High operating costs force OpenAI to stop providing its largest AI model via API, replacing it with GPT-4.1 with equivalent performance but lower costs.
OpenAI has just announced plans to soon stop providing the GPT-4.5 model, the company's largest AI model to date, through their API. This announcement was made just about two months after GPT-4.5 was launched at the end of February.
According to the announcement, developers will continue to have access to GPT-4.5 via OpenAI's API until July 14, after which they will need to switch to another model in the company's product lineup. OpenAI is positioning GPT-4.1, which was launched last Monday, as the preferred replacement.
"[GPT-4.1] provides equivalent or better performance compared to GPT-4.5 in key areas with much lower costs," an OpenAI representative shared via email with TechCrunch. "[W]e will remove GPT-4.5 to prioritize the development of future models."
To clarify, GPT-4.5 will not disappear from ChatGPT, where it is still provided as a research preview for paid customers. OpenAI is only removing it from the API.
Enormous operating costs behind the decision
GPT-4.5, with the code name Orion, was trained with computational power and data larger than any previous version of OpenAI. It improves upon its predecessor, GPT-4o, in areas such as writing and persuasive capabilities, but despite its large scale, GPT-4.5 has not yet reached the "pioneering level" on some industry evaluation standards.

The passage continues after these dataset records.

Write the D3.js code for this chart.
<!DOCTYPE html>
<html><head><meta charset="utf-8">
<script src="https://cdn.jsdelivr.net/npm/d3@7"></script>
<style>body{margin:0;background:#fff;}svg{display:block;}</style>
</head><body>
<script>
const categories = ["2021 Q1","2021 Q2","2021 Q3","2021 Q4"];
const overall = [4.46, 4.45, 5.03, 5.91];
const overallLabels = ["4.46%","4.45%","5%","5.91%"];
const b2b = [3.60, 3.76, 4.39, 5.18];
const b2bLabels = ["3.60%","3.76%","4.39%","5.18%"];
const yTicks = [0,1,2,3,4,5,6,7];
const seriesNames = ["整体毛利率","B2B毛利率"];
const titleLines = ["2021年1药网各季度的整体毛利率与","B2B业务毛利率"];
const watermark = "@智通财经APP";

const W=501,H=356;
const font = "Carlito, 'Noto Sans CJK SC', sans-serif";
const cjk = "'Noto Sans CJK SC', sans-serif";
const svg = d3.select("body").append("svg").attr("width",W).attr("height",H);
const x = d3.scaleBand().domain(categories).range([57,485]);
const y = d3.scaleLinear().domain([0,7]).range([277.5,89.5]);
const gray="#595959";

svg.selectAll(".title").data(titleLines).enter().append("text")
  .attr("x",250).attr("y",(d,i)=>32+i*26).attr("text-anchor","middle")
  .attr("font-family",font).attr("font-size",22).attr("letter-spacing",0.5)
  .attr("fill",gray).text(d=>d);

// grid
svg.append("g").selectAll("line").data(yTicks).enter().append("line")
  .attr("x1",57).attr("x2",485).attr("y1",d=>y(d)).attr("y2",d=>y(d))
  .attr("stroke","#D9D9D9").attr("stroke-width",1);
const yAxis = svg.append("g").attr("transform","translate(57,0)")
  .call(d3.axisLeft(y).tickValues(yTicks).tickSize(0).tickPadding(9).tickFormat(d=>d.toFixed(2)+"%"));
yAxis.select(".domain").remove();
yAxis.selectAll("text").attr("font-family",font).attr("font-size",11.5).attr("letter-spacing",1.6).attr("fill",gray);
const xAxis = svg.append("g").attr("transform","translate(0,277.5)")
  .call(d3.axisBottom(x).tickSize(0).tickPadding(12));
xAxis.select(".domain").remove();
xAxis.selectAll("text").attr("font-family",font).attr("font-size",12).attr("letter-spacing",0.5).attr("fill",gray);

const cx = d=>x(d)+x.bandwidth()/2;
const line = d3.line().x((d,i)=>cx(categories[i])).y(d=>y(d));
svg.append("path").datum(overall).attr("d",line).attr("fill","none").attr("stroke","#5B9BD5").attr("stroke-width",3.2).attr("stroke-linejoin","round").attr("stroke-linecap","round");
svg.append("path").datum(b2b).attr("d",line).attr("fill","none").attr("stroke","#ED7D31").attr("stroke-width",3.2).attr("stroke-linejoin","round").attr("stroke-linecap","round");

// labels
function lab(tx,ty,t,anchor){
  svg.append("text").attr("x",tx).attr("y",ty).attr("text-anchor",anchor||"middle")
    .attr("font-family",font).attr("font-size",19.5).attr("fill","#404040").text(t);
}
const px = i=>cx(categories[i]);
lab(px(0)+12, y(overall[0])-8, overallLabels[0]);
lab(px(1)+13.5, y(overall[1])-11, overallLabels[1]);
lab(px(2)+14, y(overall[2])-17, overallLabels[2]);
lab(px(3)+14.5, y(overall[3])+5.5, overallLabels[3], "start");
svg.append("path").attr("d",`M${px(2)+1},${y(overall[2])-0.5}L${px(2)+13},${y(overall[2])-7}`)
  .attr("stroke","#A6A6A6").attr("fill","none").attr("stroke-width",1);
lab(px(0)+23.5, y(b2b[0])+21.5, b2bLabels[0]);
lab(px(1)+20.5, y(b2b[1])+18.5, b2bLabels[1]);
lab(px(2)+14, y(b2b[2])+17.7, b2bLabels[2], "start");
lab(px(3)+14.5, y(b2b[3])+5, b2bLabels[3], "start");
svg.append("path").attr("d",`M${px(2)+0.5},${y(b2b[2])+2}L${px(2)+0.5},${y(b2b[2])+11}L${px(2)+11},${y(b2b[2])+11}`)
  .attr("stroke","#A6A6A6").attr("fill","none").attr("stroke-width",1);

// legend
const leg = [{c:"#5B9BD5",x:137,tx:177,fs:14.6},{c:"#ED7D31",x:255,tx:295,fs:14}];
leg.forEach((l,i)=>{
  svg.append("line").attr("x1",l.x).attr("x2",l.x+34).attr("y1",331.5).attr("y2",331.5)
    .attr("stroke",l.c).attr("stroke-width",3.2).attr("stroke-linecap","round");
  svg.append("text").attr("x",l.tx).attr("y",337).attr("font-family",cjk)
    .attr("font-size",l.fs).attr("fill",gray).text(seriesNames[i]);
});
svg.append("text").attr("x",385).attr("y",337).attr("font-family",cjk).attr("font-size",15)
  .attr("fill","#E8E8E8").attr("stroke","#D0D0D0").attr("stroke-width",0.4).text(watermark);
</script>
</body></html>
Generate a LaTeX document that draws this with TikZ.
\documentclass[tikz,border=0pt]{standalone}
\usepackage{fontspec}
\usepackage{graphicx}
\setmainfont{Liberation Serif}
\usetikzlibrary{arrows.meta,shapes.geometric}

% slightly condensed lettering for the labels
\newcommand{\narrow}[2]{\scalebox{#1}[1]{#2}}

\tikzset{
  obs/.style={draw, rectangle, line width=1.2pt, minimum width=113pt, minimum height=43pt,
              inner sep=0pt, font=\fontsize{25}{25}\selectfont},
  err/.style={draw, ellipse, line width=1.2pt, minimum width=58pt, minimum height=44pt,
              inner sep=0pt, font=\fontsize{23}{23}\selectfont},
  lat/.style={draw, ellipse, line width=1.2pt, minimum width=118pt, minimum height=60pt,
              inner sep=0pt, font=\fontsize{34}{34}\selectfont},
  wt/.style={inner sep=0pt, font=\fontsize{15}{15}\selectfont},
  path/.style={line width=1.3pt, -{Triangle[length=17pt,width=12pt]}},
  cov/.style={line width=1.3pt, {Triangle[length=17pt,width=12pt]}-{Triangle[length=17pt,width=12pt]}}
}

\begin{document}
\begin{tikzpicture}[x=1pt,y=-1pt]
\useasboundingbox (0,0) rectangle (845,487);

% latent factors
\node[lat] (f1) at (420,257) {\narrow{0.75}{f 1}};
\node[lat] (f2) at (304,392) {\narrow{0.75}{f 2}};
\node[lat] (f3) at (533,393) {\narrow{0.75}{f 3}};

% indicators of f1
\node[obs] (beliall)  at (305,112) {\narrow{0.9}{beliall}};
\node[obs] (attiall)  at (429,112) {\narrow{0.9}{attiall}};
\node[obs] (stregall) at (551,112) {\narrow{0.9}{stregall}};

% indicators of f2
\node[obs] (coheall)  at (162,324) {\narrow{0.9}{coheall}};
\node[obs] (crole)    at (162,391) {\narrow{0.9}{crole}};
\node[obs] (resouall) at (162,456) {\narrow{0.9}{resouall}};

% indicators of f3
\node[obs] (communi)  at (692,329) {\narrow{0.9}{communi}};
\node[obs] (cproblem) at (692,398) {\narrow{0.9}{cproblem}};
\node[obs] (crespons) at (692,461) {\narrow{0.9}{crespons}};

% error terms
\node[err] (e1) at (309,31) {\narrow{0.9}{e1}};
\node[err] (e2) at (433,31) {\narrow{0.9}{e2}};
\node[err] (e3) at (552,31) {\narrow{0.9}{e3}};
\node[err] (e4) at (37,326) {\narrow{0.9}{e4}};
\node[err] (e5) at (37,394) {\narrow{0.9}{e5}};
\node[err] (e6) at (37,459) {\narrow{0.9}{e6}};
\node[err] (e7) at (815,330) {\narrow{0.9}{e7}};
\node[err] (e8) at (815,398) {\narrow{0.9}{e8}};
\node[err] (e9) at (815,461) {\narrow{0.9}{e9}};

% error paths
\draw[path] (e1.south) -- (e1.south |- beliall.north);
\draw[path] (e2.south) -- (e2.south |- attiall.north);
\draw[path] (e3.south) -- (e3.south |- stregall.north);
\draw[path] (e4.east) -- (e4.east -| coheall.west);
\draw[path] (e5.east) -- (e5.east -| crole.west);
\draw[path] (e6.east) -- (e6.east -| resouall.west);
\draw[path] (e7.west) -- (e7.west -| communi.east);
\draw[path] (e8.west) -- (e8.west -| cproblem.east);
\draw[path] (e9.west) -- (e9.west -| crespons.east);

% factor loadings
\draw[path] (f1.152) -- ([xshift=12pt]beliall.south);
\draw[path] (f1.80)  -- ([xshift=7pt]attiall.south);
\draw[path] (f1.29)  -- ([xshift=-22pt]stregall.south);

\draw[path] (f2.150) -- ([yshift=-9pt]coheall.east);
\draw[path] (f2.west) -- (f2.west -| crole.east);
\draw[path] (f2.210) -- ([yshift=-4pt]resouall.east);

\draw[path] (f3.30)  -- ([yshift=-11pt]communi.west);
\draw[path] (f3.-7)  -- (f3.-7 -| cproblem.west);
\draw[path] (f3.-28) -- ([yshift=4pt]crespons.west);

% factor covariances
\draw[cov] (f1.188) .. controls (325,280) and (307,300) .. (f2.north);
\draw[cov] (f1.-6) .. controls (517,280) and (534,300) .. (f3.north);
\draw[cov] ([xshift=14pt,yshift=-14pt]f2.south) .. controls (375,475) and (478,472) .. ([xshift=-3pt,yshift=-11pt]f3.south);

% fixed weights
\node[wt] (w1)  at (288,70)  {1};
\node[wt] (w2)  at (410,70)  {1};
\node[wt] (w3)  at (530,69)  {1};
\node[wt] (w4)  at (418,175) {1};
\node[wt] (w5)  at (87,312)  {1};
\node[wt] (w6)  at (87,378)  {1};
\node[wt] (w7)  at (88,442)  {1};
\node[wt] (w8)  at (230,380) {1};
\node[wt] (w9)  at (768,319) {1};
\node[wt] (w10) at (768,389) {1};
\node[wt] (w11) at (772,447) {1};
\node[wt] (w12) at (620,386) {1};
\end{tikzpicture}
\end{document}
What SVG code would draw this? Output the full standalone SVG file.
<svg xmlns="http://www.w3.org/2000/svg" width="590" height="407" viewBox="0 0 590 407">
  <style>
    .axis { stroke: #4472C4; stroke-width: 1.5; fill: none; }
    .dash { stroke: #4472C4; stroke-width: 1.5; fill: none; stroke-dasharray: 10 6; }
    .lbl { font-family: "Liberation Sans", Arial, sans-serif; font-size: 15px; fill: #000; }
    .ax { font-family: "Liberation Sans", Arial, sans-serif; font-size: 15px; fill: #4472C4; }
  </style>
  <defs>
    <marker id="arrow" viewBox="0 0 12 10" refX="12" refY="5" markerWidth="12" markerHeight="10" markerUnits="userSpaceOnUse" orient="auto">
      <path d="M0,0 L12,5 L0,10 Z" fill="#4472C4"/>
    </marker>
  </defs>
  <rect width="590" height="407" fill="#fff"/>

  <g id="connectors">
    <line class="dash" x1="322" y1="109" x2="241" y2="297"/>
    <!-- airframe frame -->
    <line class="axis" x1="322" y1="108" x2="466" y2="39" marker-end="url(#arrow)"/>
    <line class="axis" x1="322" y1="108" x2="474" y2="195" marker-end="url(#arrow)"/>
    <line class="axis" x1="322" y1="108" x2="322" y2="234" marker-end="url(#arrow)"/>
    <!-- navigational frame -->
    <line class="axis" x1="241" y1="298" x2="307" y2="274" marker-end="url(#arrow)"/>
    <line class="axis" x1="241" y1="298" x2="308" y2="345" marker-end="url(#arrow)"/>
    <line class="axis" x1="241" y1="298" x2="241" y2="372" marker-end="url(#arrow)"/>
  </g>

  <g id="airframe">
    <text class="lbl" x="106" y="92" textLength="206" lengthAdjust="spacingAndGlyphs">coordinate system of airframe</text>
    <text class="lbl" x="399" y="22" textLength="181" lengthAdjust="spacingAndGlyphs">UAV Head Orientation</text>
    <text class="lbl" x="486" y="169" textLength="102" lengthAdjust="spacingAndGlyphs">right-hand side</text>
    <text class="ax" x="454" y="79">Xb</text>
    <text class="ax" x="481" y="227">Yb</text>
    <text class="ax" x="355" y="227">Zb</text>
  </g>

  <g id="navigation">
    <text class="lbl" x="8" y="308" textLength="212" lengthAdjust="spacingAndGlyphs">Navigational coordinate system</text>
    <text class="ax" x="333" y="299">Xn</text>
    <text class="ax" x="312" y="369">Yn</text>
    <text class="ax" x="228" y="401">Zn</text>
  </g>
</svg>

OpenAI acknowledges that GPT-4.5 is very expensive to operate – so costly that the company warned in February that they were evaluating whether to provide GPT-4.5 through their API in the long term. The model's price reflects this: GPT-4.5 costs $75 per million input tokens (about 750,000 words) and $150 per million output tokens, making it one of OpenAI's most expensive products.
This decision marks a turning point in OpenAI's product development strategy, as the company seems to be weighing performance against commercial accessibility. The launch of GPT-4.1 with equivalent performance but lower costs suggests that OpenAI is seeking to optimize its product lineup while dedicating resources to developing more advanced AI models in the future.